** Start Dataset extract **
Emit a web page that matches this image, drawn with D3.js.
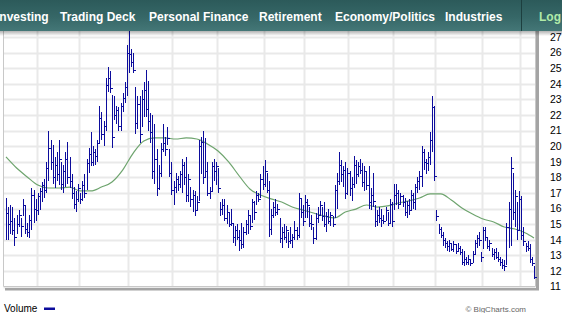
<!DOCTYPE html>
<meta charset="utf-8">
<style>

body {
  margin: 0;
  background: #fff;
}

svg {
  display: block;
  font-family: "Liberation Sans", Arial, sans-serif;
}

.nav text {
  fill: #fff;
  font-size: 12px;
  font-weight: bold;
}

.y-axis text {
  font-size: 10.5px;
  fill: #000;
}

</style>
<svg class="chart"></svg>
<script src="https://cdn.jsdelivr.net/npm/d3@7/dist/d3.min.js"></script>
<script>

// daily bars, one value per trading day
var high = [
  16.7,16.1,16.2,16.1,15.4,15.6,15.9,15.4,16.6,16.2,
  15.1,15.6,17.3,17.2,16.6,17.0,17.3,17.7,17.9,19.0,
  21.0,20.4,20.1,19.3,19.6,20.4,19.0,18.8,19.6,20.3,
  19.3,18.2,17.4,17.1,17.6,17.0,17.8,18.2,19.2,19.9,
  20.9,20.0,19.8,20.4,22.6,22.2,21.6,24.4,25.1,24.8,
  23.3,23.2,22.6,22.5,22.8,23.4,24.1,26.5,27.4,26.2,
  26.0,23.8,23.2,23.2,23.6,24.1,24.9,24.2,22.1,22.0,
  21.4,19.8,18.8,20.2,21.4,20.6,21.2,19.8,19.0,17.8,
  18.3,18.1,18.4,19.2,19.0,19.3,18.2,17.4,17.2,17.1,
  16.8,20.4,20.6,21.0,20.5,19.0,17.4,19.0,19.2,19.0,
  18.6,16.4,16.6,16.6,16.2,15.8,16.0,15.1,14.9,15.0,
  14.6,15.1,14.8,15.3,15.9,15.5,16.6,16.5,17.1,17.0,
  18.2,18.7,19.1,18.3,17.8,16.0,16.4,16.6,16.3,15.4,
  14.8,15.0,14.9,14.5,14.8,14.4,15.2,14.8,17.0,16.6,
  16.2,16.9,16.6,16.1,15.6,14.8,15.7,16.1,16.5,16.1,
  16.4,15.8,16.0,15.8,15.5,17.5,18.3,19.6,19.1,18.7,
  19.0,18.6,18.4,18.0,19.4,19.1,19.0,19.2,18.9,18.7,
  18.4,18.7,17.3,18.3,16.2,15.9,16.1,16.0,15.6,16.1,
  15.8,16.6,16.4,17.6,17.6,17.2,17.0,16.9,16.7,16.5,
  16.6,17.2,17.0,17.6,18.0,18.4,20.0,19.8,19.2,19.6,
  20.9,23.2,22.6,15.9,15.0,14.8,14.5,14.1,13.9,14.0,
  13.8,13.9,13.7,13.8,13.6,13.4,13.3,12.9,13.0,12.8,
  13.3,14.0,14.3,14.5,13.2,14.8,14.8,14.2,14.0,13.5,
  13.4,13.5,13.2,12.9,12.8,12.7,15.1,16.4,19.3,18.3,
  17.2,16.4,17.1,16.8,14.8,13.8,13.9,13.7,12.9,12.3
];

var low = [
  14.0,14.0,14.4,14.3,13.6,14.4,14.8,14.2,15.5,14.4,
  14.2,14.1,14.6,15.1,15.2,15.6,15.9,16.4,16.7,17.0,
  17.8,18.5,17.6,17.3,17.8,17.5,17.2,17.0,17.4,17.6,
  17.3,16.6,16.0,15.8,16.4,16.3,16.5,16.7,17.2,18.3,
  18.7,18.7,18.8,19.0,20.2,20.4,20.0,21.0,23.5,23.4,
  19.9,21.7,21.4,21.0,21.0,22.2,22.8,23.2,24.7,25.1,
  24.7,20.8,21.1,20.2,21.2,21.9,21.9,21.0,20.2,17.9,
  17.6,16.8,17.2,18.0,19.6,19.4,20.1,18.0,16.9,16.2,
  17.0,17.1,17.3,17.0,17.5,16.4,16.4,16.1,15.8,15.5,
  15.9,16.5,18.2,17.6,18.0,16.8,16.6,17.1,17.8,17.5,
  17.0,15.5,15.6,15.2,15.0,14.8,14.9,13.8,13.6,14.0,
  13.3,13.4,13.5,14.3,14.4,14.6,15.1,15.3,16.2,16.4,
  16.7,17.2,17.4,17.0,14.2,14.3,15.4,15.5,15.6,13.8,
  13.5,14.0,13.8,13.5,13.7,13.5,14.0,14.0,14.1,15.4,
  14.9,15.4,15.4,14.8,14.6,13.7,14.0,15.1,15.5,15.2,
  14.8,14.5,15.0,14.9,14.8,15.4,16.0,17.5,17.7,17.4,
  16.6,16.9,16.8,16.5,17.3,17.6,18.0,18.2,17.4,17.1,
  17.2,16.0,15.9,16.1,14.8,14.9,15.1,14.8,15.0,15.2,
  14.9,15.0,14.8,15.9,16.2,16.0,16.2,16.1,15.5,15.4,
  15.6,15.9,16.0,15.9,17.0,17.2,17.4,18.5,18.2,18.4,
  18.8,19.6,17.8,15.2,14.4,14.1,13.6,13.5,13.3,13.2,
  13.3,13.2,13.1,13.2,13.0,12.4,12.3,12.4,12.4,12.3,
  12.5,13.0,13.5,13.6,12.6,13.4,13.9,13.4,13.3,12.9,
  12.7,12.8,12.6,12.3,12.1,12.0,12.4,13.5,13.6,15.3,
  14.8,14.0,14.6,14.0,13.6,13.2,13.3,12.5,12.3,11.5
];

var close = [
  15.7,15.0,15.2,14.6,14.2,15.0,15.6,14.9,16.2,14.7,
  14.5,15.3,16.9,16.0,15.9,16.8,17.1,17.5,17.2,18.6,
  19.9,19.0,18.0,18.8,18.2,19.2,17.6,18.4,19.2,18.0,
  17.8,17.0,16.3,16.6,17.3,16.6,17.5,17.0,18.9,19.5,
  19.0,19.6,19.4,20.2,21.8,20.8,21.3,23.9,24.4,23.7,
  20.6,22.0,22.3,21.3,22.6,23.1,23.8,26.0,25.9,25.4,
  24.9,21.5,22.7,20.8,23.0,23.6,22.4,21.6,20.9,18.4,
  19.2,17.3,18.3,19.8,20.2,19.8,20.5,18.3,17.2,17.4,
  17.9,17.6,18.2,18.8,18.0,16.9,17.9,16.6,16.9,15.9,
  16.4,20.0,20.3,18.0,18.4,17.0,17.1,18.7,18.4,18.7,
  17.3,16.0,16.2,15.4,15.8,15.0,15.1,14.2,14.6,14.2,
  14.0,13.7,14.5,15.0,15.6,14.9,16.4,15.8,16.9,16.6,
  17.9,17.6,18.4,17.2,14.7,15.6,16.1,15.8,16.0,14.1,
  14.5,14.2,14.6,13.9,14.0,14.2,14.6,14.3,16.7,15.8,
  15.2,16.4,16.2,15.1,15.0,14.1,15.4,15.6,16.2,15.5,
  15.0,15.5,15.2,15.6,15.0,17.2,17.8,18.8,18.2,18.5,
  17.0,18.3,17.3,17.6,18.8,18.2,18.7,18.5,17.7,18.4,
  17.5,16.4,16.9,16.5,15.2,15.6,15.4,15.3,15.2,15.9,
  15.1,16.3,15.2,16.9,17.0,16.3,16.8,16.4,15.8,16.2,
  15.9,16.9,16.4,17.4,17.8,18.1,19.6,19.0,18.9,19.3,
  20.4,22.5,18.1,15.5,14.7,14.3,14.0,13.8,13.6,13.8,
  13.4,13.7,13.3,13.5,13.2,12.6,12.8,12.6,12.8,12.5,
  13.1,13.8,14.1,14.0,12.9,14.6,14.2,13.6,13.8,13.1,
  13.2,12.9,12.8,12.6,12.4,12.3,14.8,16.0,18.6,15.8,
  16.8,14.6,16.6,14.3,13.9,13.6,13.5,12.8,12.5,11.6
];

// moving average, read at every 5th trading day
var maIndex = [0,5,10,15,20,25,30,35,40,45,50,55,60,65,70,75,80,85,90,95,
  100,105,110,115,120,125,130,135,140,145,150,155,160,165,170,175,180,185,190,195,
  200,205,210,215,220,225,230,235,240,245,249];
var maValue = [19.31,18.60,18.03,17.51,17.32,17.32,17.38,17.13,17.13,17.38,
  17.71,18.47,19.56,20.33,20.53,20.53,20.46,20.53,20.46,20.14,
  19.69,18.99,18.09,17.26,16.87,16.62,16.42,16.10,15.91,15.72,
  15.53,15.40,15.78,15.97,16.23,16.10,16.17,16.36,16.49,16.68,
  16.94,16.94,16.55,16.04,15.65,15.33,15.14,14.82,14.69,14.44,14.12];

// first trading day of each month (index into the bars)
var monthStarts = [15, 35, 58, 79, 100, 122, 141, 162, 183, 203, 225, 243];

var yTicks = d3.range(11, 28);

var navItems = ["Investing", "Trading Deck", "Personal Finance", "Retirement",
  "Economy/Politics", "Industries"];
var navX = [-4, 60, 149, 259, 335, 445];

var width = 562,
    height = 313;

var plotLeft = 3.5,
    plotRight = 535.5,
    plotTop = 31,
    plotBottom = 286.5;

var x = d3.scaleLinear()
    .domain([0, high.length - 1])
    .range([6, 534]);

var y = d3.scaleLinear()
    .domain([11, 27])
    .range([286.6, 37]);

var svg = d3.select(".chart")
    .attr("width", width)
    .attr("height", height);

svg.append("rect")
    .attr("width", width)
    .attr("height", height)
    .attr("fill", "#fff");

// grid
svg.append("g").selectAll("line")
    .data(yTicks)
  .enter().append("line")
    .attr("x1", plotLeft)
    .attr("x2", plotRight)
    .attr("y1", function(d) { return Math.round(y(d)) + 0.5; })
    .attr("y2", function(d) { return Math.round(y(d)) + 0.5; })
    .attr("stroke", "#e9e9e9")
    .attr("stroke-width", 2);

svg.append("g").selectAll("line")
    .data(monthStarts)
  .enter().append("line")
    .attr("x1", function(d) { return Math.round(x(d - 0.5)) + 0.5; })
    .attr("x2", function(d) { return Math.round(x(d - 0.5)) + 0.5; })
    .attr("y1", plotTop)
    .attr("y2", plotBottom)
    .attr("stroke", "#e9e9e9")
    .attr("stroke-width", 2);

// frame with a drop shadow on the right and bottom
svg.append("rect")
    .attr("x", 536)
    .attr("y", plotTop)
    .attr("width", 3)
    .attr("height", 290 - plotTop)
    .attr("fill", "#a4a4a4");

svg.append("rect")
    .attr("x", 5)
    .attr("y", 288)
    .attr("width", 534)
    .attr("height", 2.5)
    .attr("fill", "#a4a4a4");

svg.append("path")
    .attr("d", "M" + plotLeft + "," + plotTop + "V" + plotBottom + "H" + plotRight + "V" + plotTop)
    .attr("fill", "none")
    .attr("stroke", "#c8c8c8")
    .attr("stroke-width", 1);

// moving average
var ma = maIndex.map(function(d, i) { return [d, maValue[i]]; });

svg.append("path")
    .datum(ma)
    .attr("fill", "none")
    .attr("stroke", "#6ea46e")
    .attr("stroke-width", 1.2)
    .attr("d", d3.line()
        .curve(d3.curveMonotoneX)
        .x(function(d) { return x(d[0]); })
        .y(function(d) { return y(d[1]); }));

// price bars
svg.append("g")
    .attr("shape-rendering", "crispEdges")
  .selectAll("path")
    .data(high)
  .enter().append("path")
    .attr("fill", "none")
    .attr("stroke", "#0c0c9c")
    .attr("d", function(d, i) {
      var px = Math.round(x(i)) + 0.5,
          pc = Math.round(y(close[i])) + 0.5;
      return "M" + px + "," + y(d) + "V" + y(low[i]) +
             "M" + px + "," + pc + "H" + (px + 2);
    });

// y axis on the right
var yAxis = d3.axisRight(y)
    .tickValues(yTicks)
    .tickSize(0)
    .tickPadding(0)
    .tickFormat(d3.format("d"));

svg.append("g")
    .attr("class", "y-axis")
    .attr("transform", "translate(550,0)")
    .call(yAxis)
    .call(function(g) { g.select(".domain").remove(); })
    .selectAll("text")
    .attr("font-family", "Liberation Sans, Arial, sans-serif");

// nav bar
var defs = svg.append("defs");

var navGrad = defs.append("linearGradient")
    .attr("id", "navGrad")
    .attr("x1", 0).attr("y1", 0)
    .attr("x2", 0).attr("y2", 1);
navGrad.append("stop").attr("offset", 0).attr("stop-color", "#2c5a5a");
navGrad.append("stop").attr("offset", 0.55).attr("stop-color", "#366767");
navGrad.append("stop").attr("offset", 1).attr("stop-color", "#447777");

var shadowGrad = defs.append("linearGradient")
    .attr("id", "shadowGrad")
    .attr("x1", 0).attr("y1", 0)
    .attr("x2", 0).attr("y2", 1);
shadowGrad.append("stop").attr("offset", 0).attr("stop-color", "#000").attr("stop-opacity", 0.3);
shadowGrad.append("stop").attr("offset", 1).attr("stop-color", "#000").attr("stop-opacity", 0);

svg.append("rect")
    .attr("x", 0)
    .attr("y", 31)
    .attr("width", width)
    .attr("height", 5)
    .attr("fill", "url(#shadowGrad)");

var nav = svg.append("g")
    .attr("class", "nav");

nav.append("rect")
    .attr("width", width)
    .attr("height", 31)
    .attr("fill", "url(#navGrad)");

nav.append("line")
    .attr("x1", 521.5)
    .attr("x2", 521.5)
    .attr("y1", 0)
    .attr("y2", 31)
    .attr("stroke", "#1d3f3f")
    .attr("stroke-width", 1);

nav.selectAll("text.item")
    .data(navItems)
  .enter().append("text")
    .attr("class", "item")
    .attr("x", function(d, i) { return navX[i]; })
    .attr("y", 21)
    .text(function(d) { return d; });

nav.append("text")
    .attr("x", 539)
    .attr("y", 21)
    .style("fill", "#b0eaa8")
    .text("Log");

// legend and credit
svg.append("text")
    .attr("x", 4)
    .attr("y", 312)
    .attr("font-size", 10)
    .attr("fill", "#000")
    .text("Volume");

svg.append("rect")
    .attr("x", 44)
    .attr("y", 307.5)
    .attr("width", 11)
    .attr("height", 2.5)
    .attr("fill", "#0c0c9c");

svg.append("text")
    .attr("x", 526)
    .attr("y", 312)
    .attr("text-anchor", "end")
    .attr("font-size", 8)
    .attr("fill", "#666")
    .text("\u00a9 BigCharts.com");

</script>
** End Dataset extract **
● Stated problem
All lines that include "with" are to be gathered and copied.

● Right answer
Emit a web page that matches this image, drawn with D3.js.
// frame with a drop shadow on the right and bottom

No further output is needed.